Seeing the Other

I’ve been thinking about Patricia Evans’ books on verbal abuse lately, because of an abusive argument on Facebook saying it’s not even a valid definition — and the argument was so hurtful, it reinforced my belief that she has a great definition.

She says that when someone defines you — tells you what you think or feel (“You’re too sensitive!”), what you want, or anything else about you that they could not possibly know better than you — that is verbal abuse.

She points out that verbal abuse begins with pretending — pretending to know what’s really going on inside someone else. In her book Controlling People, she says that many people who get into habits of abusing and controlling do it because they have created a Pretend Person in their minds. When you respond as yourself — different than this ideal, pretend person — they take it as a personal offense. They tell you how you should really be responding.

I’ve been thinking about this lately in the context of my marriage that ended after my husband had an affair and left. I was completely blindsided by the affair — I thought we were both happy in the marriage. He thought we were both miserable. In fact, he argued with me that I’d been miserable for months — even though I had journals that recorded how happy I was. We were both making the mistake of reading our own experience onto the other.

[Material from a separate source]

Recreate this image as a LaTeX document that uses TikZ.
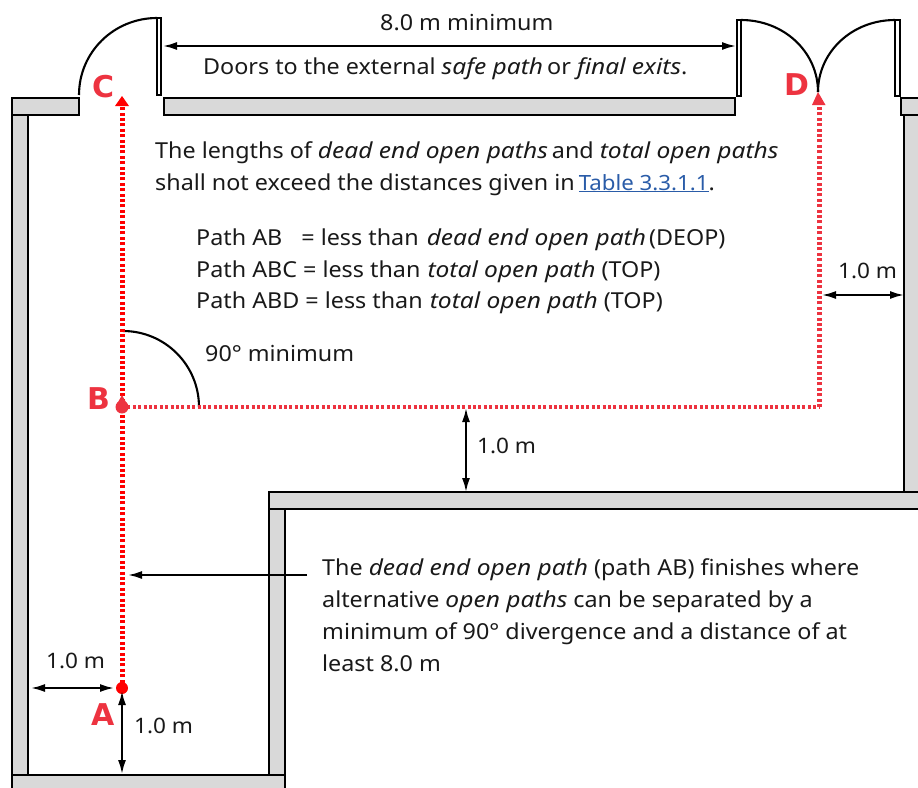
\documentclass[tikz,border=0pt]{standalone}
\usepackage{fontspec}
\setmainfont{Noto Sans}[FakeStretch=1.06,ItalicFeatures={FakeStretch=1.115}]
\newfontfamily\letterfont{DejaVu Sans Bold}
\usetikzlibrary{arrows.meta}
\definecolor{wallgrey}{HTML}{D9D9D9}
\definecolor{pathred}{HTML}{FF0000}
\definecolor{pathrose}{HTML}{ED3340}
\definecolor{linkblue}{HTML}{2A5CA8}
\tikzset{
  wall/.style={draw=black,fill=wallgrey,line width=2.8pt,line join=miter},
  doorleaf/.style={draw=black,fill=white,line width=1.8pt},
  swing/.style={draw=black,line width=2.1pt},
  dim/.style={draw=black,line width=2pt,{Latex[length=14pt,width=8pt]}-{Latex[length=14pt,width=8pt]}},
  lead/.style={draw=black,line width=2pt,-{Latex[length=14pt,width=8pt]}},
  walkv/.style={line width=5pt,dash pattern=on 3pt off 2.4pt},
  walkh/.style={line width=4.6pt,dash pattern=on 3pt off 2.4pt},
  txt/.style={anchor=base west,inner sep=0pt,font=\fontsize{22}{26}\selectfont,text=black!90},
  dimtxt/.style={txt,font=\fontsize{21.3}{26}\selectfont},
  letter/.style={anchor=base west,inner sep=0pt,font=\letterfont\fontsize{30}{34}\selectfont,text=pathrose}
}
\begin{document}
\begin{tikzpicture}[x=1pt,y=-1pt]
\useasboundingbox (0,0) rectangle (918,787);
% walls
\draw[wall] (12,115) rectangle (28,775);
\draw[wall] (12,98) rectangle (79,115);
\draw[wall] (164,98) rectangle (735,115);
\draw[wall] (269,509) rectangle (285,775);
\draw[wall] (269,492) rectangle (930,509);
\draw[wall] (904,115) rectangle (930,492);
\draw[wall] (901,98) rectangle (930,115);
\draw[wall] (12,775) rectangle (285,800);
% doors
\draw[doorleaf] (157,18) rectangle (161,95);
\draw[doorleaf] (737,20) rectangle (741,96);
\draw[doorleaf] (895,20) rectangle (900,96);
\coordinate (cL) at (79,95);
\coordinate (cT) at (157,18);
\coordinate (dL) at (741,20);
\coordinate (dM) at (818,92);
\coordinate (dR) at (895,20);
\draw[swing] (cL) .. controls (79,52) and (114,18) .. (cT);
\draw[swing] (dL) .. controls (784,20) and (818,52) .. (dM);
\draw[swing] (dR) .. controls (852,20) and (818,52) .. (dM);
% path points
\coordinate (A) at (122,688);
\coordinate (B) at (122,407);
\coordinate (C) at (122,96);
\coordinate (E) at (820,407);
\coordinate (F) at (819,407);
\coordinate (D) at (818,92);
\coordinate (Cs) at (122,107);
\coordinate (Ds) at (819,104);
% angle arc
\coordinate (q1) at (123,331);
\coordinate (q2) at (199,407);
\draw[swing] (q1) .. controls (165,331) and (199,365) .. (q2);
% walking paths
\draw[walkv,draw=pathred] (A) -- (Cs);
\draw[walkh,draw=pathrose] (B) -- (E);
\draw[walkv,draw=pathrose] (F) -- (Ds);
\fill[pathred] (C) -- (129,106) -- (115,106) -- cycle;
\fill[pathrose] (D) -- (825.5,105) -- (812,105) -- cycle;
\fill[pathred] (A) circle (6);
\fill[pathrose] (B) circle (6.5);
\fill[pathrose] (B) ++(-5,-3) -- ++(5,-9) -- ++(5,9) -- cycle;
% dimensions
\coordinate (t1) at (163,46); \coordinate (t2) at (736,46);
\coordinate (r1) at (822,295); \coordinate (r2) at (904,295);
\coordinate (m1) at (466,408); \coordinate (m2) at (466,492);
\coordinate (l1) at (31,688); \coordinate (l2) at (114,688);
\coordinate (v1) at (122,691); \coordinate (v2) at (122,774);
\coordinate (n1) at (307,575); \coordinate (n2) at (128,575);
\draw[dim] (t1) -- (t2);
\draw[dim] (r1) -- (r2);
\draw[dim] (m1) -- (m2);
\draw[dim] (l1) -- (l2);
\draw[dim] (v1) -- (v2);
\draw[lead] (n1) -- (n2);
% letters
\node[letter] (lc) at (92,97) {C};
\node[letter] (ld) at (784,95) {D};
\node[letter] (lb) at (87,409) {B};
\node[letter] (la) at (91,725) {A};
% texts
\node[txt] (t01) at (380,30) {8.0 m minimum};
\node[txt] (t02) at (203,74) {Doors to the external \textit{safe path}\hspace{-2pt} or \textit{final exits}.};
\node[txt] (t03) at (155,158) {The lengths of \textit{dead end open paths}\hspace{-2pt} and \textit{total open paths}};
\node[txt] (t04) at (155,190) {shall not exceed the distances given in\hspace{-2pt} \textcolor{linkblue}{\underline{\fontsize{21}{26}\selectfont Table 3.3.1.1}}.};
\node[txt] (t05) at (196,245) {Path AB\hspace{13pt} = less than\hspace{2pt} \textit{dead end open path}\hspace{-3pt} (DEOP)};
\node[txt] (t06) at (196,277) {Path ABC = less than\hspace{1pt} \textit{total open path} (TOP)};
\node[txt] (t07) at (196,308) {Path ABD = less than\hspace{1pt} \textit{total open path} (TOP)};
\node[txt] (t08) at (205,361) {90° minimum};
\node[dimtxt] (t09) at (838,278) {1.0 m};
\node[dimtxt] (t10) at (477,453) {1.0 m};
\node[txt] (t11) at (322,575) {The \textit{dead end open path} (path AB) finishes where};
\node[txt] (t12) at (322,607) {alternative \textit{open paths} can be separated by a};
\node[txt] (t13) at (322,639) {minimum of 90° divergence and a distance of at};
\node[txt] (t14) at (322,671) {least 8.0 m};
\node[dimtxt] (t15) at (46,668) {1.0 m};
\node[dimtxt] (t16) at (134,733) {1.0 m};
\end{tikzpicture}
\end{document}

Recently, when I was writing Project 52 and looked in my journals from our years of marriage, I found plenty of evidence of fights and disagreements. But I would pray about it in my journal and remind myself that my husband loved me and make myself feel better. But I think I assumed if I felt better, than he must feel better, too. How much of my husband did I not see?

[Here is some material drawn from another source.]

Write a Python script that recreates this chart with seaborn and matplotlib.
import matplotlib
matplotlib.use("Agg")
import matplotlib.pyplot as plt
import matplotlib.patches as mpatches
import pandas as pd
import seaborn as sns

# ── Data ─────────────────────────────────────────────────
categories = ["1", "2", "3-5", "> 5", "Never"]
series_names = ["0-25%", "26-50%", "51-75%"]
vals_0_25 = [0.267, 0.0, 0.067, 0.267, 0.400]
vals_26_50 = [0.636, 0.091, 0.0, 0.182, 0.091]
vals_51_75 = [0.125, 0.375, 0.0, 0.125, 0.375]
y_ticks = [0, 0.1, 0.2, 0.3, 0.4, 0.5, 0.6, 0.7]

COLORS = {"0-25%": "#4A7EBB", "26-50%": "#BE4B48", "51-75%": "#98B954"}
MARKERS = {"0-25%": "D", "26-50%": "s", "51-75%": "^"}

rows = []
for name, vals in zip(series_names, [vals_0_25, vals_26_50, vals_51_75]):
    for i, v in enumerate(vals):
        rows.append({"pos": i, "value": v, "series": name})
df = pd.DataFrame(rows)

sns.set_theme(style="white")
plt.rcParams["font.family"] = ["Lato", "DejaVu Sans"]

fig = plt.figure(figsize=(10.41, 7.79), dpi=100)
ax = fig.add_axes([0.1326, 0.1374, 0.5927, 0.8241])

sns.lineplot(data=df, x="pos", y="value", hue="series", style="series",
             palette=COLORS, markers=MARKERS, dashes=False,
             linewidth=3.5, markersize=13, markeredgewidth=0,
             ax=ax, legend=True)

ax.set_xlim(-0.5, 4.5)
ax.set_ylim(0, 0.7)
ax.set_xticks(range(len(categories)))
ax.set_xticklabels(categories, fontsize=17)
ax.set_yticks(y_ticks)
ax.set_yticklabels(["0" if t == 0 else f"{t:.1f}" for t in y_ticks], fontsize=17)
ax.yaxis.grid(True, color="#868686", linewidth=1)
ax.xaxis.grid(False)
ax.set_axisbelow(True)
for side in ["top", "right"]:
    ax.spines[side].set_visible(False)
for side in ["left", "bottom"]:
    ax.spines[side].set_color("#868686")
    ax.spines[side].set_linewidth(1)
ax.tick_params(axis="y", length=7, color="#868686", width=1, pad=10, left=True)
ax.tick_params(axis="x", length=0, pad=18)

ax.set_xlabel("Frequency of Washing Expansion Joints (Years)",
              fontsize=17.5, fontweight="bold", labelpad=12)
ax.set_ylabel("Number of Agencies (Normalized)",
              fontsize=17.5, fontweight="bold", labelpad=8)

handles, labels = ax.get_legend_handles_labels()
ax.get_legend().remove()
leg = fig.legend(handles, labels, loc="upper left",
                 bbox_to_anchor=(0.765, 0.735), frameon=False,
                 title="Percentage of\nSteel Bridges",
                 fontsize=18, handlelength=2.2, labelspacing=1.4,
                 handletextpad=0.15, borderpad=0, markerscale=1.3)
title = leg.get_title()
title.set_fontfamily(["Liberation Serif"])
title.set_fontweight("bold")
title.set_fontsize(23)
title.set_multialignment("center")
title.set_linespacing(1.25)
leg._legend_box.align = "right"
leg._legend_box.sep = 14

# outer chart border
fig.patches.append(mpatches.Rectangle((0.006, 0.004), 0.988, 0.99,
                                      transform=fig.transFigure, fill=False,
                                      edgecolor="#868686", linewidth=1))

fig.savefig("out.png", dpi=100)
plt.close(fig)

Now, in my defense, neither one of us should expect our spouse to be a mind reader. When I’d ask my husband if something was wrong, he would usually tell me he was fine — and I’d usually take him at his word. I see how messy it was after the fact.

On a less significant level, since I’ve learned the definition of verbal abuse, I’ve noticed that exactly when I feel out of sync with my girlfriends is when they make assumptions about what I’m thinking or feeling. I’ve got a friend who will praise me for spending lots of time reading — as if it’s something I’m dutifully doing instead of a guilty pleasure! Or in some other way, it’s jarring when a friend reads you wrong.

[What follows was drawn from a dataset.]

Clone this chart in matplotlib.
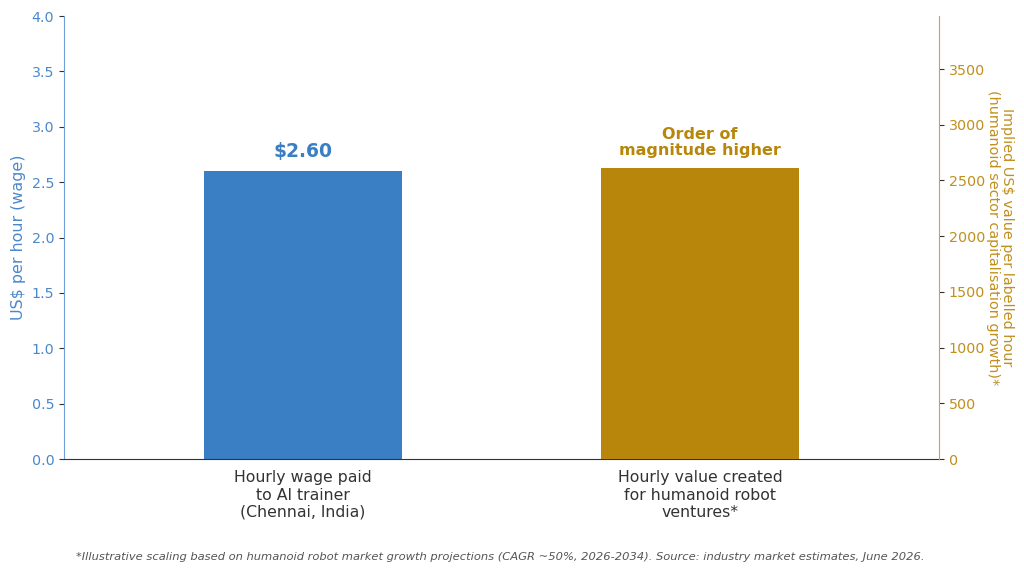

But when my friends read me wrong — they are willing to be corrected. That’s the difference with verbal abuse — an abuser tells you that your motives are bad and even argues from what you’ve said that they can prove your motives are bad. (This is nonsense, by the way.)

But how often did I expect my spouse to read my mind and know how to please me without me telling him? And how often did I expect him to be pleased when I did something for him that would please me?

I’m an INFJ — and I think that does make me prone to snap judgments about people. I got a crush on my husband rather quickly, and I still get crushes today. And once I’ve got a crush — it’s harder to see that person for who they really are. I need to remind myself that they don’t automatically see the world the same way I do. That doesn’t automatically make us alike in every respect. That doesn’t automatically mean they’re going to be easy to live with.

Those kind of assumptions can be somewhat shocking when you do try to build a home together. I’d like to go into any future relationships with eyes wide open. Not only for my own sake, but also for my partner’s sake.

And I’d like to have a humble spirit — willing to learn from him. Not only to enrich my life by seeing things from a different perspective, but to learn how I can best make him feel loved — not assuming I already know what my Pretend Partner needs.

All this reminds me of a quote from C. S. Lewis’s book, A Grief Observed:

“Not my idea of God, but God. Not my idea of H., but H. Yes, and also not my idea of my neighbour, but my neighbour. For don’t we often make this mistake as regards people who are still alive — who are with us in the same room? Talking and acting not to the man himself but to the picture — almost the précis — we’ve made of him in our own minds? And he has to depart from it pretty widely before we even notice the fact.”

Lord, help me to see the other person in front of me and not the Pretend Person I’ve invented and that I want or expect to be there.

Part of loving someone is seeing who they really are. May I learn to love like that.